Swedish project produces its first batch of fossil-fuel-free iron: A pilot plant in Lulea, Sweden has produced about 100 tonnes of sponge iron from fossil-fuel-free hydrogen as the first step in ‘green steel’ production. The HYBRIT project was first launched in 2016 as a joint venture between the Swedish iron ore company LKAB, Swedish steel producer SSAB and European energy utility Vattenfall. The aim is for the current pilot plant to pave the way for a demonstration plant, with commercial steel production to begin by 2026. The hydrogen-based pilot plant produced iron ore pellets and then sponge iron from hydrogen to bypass reliance on coal and coke. (S & P Global,  Hybrit)

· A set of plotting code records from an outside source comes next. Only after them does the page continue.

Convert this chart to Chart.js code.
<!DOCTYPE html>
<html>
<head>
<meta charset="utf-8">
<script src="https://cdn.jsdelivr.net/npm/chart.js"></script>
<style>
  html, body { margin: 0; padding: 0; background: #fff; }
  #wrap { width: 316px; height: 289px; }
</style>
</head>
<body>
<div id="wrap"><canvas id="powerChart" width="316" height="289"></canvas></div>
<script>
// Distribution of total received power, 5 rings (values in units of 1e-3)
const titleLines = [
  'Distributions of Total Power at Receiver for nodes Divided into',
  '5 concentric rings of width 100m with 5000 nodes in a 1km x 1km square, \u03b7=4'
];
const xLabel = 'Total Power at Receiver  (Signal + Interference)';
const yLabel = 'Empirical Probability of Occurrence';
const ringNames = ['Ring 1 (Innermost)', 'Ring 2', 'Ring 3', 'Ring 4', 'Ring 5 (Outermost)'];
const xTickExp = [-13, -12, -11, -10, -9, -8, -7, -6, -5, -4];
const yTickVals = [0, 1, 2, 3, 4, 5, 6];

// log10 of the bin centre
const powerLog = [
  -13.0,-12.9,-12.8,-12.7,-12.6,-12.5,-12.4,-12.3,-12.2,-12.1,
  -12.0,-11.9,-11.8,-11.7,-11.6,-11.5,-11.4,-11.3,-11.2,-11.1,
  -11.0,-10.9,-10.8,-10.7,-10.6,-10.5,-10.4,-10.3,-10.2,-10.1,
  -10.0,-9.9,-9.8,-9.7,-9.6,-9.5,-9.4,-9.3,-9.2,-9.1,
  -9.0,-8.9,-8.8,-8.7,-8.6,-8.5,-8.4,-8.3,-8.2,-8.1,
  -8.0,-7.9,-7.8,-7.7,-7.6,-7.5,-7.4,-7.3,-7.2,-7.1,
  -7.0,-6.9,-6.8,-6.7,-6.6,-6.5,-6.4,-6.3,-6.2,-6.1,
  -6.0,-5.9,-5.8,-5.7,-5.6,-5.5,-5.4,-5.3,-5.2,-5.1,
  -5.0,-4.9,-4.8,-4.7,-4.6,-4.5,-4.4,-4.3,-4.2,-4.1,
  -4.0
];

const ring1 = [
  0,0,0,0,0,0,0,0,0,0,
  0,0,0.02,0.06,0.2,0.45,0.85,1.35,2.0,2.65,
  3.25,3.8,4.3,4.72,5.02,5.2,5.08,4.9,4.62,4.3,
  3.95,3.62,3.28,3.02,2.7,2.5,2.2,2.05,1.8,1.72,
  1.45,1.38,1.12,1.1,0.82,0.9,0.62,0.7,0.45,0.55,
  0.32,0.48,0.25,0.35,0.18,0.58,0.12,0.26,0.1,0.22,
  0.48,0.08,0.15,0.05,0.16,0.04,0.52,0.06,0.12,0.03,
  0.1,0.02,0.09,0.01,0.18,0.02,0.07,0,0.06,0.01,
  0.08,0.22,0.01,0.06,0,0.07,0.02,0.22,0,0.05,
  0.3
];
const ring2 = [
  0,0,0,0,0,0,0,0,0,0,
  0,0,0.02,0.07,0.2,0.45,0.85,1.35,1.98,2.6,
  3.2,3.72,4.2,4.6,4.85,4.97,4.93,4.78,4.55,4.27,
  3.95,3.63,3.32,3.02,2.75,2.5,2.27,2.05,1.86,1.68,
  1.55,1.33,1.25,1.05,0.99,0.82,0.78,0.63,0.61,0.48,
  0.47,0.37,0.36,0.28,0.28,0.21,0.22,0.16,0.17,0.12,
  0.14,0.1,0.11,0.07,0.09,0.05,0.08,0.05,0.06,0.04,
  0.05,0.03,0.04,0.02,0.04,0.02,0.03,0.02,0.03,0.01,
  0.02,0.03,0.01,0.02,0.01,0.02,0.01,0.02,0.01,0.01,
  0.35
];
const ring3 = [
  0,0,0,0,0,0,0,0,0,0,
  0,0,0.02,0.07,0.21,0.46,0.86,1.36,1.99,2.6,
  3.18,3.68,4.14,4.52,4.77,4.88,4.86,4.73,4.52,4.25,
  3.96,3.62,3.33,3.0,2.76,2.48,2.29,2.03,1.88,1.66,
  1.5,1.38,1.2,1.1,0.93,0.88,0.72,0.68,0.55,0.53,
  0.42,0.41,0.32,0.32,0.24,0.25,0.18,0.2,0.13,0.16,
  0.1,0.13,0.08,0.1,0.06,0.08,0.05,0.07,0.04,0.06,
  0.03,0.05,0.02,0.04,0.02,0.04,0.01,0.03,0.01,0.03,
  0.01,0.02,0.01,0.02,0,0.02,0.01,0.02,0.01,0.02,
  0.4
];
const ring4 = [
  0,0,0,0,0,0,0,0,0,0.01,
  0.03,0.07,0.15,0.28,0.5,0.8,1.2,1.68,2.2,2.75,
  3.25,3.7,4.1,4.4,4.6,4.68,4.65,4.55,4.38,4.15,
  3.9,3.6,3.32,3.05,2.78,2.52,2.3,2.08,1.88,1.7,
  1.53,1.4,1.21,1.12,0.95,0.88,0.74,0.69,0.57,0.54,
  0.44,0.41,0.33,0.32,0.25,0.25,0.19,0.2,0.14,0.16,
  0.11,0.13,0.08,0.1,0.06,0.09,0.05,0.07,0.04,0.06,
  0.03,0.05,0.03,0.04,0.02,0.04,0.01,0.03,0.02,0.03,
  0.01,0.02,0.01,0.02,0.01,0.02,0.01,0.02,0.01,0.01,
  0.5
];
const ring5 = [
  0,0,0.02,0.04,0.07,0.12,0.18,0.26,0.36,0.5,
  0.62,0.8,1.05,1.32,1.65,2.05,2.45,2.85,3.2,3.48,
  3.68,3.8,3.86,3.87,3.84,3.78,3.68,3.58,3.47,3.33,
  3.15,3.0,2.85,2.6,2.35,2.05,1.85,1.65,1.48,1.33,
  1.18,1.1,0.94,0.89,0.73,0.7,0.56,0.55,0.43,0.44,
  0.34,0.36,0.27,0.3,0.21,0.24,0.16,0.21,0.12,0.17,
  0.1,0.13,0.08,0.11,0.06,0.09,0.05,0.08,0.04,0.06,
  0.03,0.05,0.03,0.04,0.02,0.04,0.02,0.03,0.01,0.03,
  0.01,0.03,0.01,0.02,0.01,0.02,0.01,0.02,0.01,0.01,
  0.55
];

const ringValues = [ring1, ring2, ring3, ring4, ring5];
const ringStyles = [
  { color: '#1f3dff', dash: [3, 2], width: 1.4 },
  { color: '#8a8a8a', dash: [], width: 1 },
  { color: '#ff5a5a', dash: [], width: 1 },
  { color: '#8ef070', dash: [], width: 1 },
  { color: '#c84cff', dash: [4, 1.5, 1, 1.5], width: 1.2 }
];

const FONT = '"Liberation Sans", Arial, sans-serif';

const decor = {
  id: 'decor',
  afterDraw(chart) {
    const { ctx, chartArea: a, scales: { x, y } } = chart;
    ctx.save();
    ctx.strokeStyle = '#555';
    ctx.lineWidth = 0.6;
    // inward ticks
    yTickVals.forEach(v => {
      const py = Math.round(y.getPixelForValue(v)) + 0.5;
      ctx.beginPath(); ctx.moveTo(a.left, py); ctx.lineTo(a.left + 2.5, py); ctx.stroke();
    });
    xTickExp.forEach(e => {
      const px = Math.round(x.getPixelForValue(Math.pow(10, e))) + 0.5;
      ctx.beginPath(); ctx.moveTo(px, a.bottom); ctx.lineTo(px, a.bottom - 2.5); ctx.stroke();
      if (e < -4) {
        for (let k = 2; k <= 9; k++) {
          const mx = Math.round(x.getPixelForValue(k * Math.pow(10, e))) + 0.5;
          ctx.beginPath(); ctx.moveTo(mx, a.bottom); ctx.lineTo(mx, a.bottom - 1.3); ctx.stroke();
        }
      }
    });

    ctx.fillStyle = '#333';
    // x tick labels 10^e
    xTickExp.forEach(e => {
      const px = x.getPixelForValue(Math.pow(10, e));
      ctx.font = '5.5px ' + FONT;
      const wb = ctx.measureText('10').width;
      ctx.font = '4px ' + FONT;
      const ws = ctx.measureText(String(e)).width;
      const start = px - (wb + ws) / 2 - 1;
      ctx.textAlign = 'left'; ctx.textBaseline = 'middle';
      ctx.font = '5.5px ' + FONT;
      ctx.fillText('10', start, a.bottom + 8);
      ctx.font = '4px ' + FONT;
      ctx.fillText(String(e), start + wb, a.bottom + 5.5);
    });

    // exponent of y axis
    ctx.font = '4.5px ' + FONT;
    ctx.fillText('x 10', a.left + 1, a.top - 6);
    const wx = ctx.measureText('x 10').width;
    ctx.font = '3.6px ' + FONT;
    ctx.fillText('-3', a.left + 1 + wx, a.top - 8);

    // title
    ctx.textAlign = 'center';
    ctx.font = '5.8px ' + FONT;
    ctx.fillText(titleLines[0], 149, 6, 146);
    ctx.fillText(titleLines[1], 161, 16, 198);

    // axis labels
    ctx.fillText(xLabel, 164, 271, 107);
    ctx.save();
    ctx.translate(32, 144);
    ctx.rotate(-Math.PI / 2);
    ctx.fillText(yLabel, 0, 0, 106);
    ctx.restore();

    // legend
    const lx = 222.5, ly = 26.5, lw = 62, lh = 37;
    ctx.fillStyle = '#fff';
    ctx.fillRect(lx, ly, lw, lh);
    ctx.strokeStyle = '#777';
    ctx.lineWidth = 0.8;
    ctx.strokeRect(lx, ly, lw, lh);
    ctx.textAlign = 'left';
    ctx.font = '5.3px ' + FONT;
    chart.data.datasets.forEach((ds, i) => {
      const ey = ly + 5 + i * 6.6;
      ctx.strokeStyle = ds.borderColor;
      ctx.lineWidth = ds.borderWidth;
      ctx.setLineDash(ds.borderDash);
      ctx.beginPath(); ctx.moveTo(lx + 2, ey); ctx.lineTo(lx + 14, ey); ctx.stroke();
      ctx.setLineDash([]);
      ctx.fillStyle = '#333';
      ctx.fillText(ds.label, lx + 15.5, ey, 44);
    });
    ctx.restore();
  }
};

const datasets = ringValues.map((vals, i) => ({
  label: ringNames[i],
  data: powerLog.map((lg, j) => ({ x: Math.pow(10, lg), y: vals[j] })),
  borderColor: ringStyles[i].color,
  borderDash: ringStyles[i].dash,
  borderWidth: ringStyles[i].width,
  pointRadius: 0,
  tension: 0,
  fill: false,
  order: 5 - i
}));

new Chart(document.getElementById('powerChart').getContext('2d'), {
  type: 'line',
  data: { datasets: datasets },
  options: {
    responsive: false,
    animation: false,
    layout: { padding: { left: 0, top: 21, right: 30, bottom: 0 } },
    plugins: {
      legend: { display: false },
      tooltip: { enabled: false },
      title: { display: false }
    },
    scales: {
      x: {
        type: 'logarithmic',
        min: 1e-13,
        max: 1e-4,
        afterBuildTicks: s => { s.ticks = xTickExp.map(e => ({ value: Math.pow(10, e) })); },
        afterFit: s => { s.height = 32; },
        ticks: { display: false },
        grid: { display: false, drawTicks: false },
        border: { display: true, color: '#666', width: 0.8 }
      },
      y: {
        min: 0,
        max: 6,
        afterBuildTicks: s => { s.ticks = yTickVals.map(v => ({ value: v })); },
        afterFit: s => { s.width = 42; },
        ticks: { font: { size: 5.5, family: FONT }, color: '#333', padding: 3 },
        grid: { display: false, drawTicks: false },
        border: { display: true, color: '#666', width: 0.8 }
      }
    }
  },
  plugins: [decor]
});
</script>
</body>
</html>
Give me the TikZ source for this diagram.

Report finds Vanguard is a climate and investment laggard: A report by the Institute for Energy Economics and Financial Analysis (IEEFA) has found a major fund managed by the Vanguard Group has underperformed by about 5.6 per cent compared to a fossil-fuel-free benchmark. The Vanguard Group, which is the world’s second-largest asset manager, has an estimated US$90 billion invested in thermal coal but currently has no coal exit policy. Vanguard holds an investment of almost 10 per cent in every stock-exchange-listed US company. IEEFA also notes that while Blackrock and State Street have been gradually improving their approach to engagement and voting on climate resolutions, Vanguard has overwhelmingly voted for the positions favoured by company management and opposed climate resolutions. (Institute for Energy Economics and Financial Analysis)

Resources

Coal Mining in the Oldman River Watershed, Livingstone Landowners Group, June 2021. (Very large Pdf file.) The media release on the report is here.

This 176-page study by an environmental consulting company concludes new coal mines on the Eastern Slopes in Alberta would have an irreversible impact on the Oldman River watershed.

Renewable Power Generation Costs in 2020, International Renewable Energy Agency, June 2021. (Pdf)

This 180-page report estimates the costs of new renewable power generation based on reviewing the costs of 20,000 projects and data from 13,000 auctions and power purchase agreements for renewables.